Ask HN: How do you handle sudden huge traffic spike like that of Obama IAMA? - prasanna83


======
tvdw
1\. Cache. Cache, cache, cache. Cache. Consider turning off most of these
caches for normal production work, then turn them on when you really need
them. This way if you normally run at 90% of your capabilities, you can turn
on caches and still be able to handle a massive traffic spike.

2\. Backup servers. Make sure you have a way to quickly spin up more machines.
If you're using EC2, just launch a few extra machines, it's really easy as
long as it's not the database being the bottleneck.

3\. Turn off anything unimportant. During the traffic spike of Obama, there
were undoubtedly some background processes that could be ran later. Just pause
those for a while and make them continue later. As long as it's a spike and
the background processes aren't that important, this works well.

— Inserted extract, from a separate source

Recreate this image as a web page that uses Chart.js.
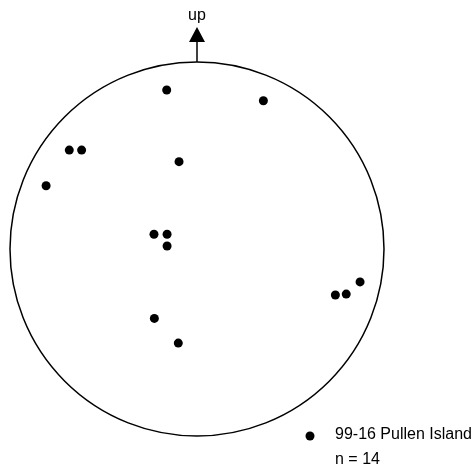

4\. Turn off some front-end stuff. Reddit, for example, disabled commenting on
Obama's IAMA for a while, instead forcing a cached version of the homepage. It
really helps performance and doesn't really hurt the visitors too much. Sure,
they can't comment, but with 15000 comments it's not likely that your comment
gets read by Obama anyway.

On 1 and 2: always make sure you have room to handle spikes. Get backup
servers ready but don't turn those into real production servers. Always ensure
you have a buffer. Maybe embed some code that makes your site extra heavy,
then give it a switch to turn off that extra code in case of a big spike? If
you always run your site on full capacity hardware, you can't plan for spikes.